*EXERCISE PROMPT*
Copy the lines of the data below exactly, starting at the first and stopping after the line that contains "import seaborn as sns"; include no pictures.

++++++++++++++++++++

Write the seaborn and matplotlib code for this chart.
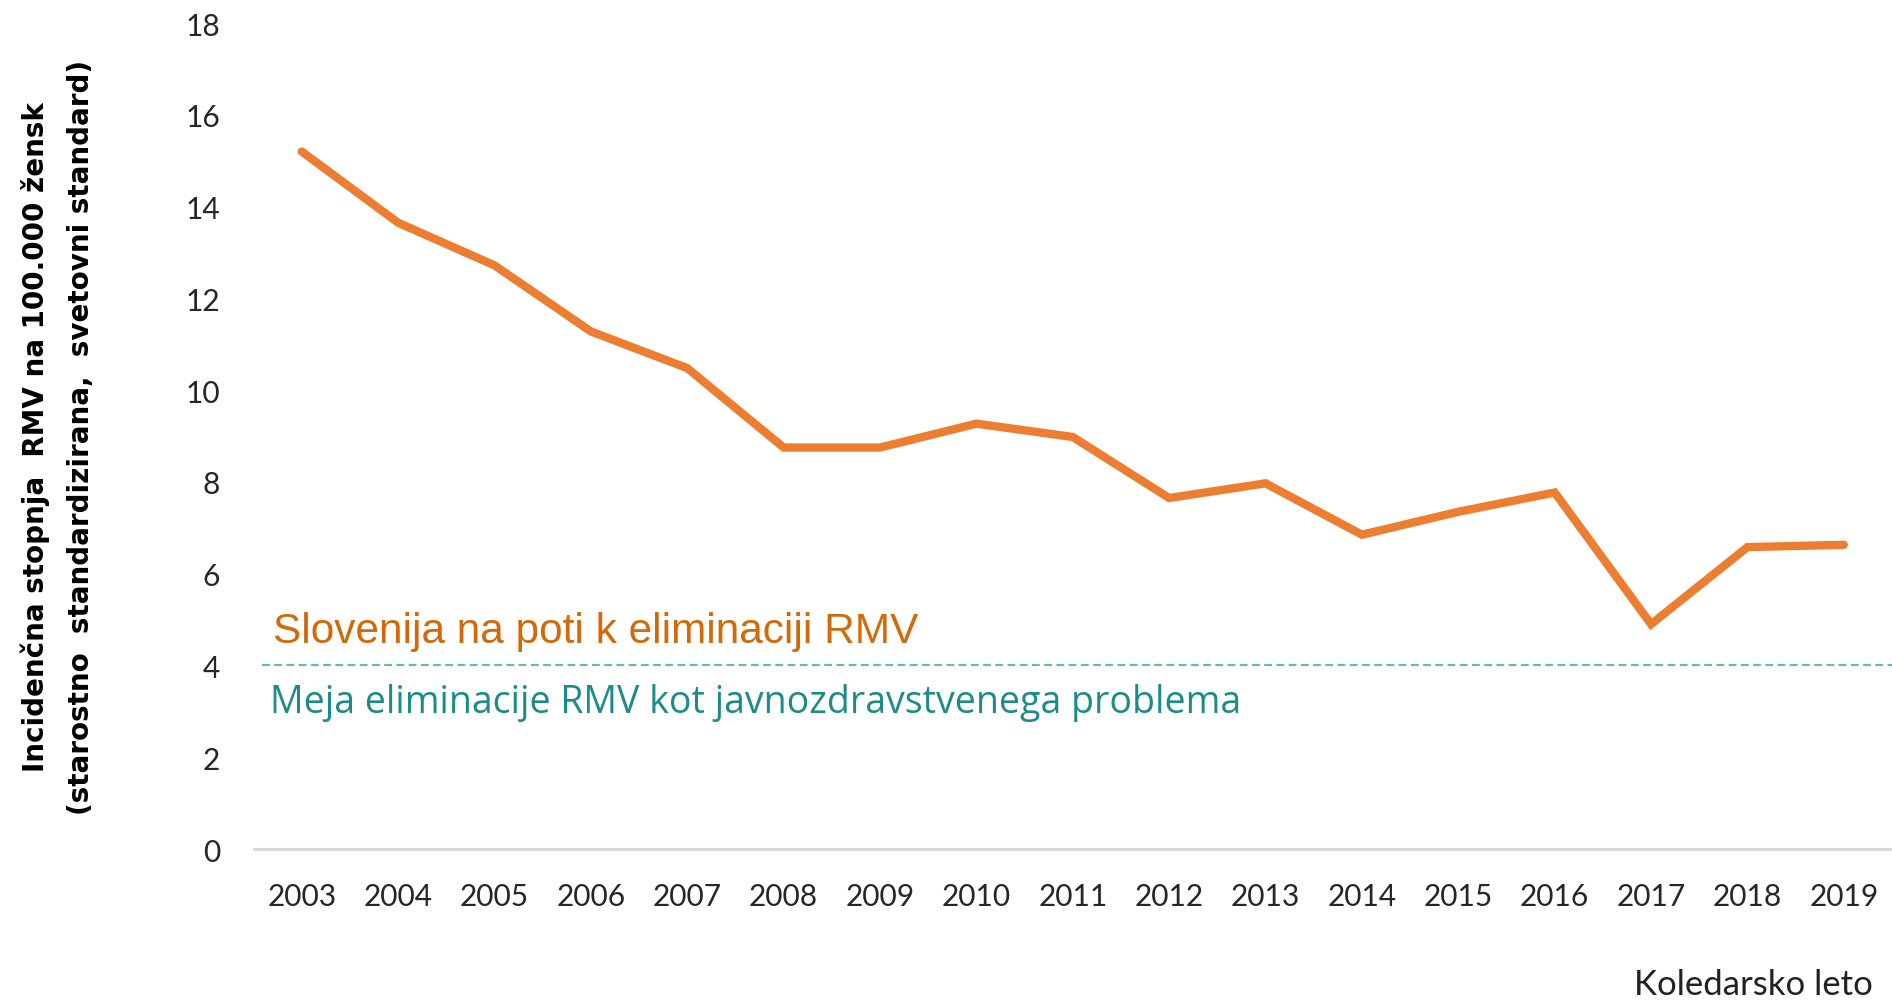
import numpy as np
import pandas as pd
import matplotlib
matplotlib.use("Agg")
import matplotlib.pyplot as plt
import seaborn as sns

# values
years = [2003, 2004, 2005, 2006, 2007, 2008, 2009, 2010, 2011,
         2012, 2013, 2014, 2015, 2016, 2017, 2018, 2019]
incidence = [15.2, 13.65, 12.72, 11.28, 10.48, 8.75, 8.75, 9.27, 8.98,
             7.65, 7.97, 6.85, 7.35, 7.77, 4.9, 6.58, 6.63]
elimination_limit = 4
y_ticks = [0, 2, 4, 6, 8, 10, 12, 14, 16, 18]

df = pd.DataFrame({"leto": years, "incidenca": incidence})

sns.set_theme(style="white")
plt.rcParams["font.family"] = ["DejaVu Sans"]

fig = plt.figure(figsize=(18.92, 10.03), dpi=100)
ax = fig.add_axes([0.134, 0.1525, 0.866, 0.8235])

sns.lineplot(data=df, x="leto", y="incidenca", ax=ax, color="#ed7d31",
             linewidth=6, solid_capstyle="round", solid_joinstyle="miter")

ax.axhline(elimination_limit, xmin=0.005, xmax=1, color="#66bab6",
           linewidth=1.6, linestyle=(0, (3.5, 2)))

ax.text(2003 - 0.3, 4.76, "Slovenija na poti k eliminaciji RMV",
        color="#d2690a", fontsize=30.5, family="Liberation Sans",
        va="center", ha="left")
ax.text(2003 - 0.33, 3.2, "Meja eliminacije RMV kot javnozdravstvenega problema",
        color="#1c8c88", fontsize=27, family="Open Sans",
        va="center", ha="left")

ax.set_xlim(2002.5, 2019.5)
ax.set_ylim(0, 18)
ax.set_xticks(years)
ax.set_xticklabels([str(y) for y in years])
ax.set_yticks(y_ticks)

for lab in ax.get_xticklabels() + ax.get_yticklabels():
    lab.set_family("Lato")
    lab.set_fontsize(21.5)
    lab.set_color("#262626")
ax.tick_params(axis="x", length=0, pad=24)
ax.tick_params(axis="y", length=0, pad=24)

sns.despine(ax=ax, left=True, top=True, right=True)
ax.spines["bottom"].set_color("#d9d9d9")
ax.spines["bottom"].set_linewidth(2.2)

ax.set_ylabel("Incidenčna stopnja  RMV na 100.000 žensk\n(starostno  standardizirana,  svetovni standard)",
              fontsize=20, fontweight="bold", color="black", linespacing=1.75)
ax.yaxis.set_label_coords(-0.097, 0.5)
ax.set_xlabel("")

fig.text(0.99, 0.018, "Koledarsko leto", ha="right", va="center",
         fontsize=25, family="Lato", color="#222222")

fig.savefig("out.png", dpi=100)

++++++++++++++++++++

*OUTPUT OF THE TASK*
Write the seaborn and matplotlib code for this chart.
import numpy as np
import pandas as pd
import matplotlib
matplotlib.use("Agg")
import matplotlib.pyplot as plt
import seaborn as sns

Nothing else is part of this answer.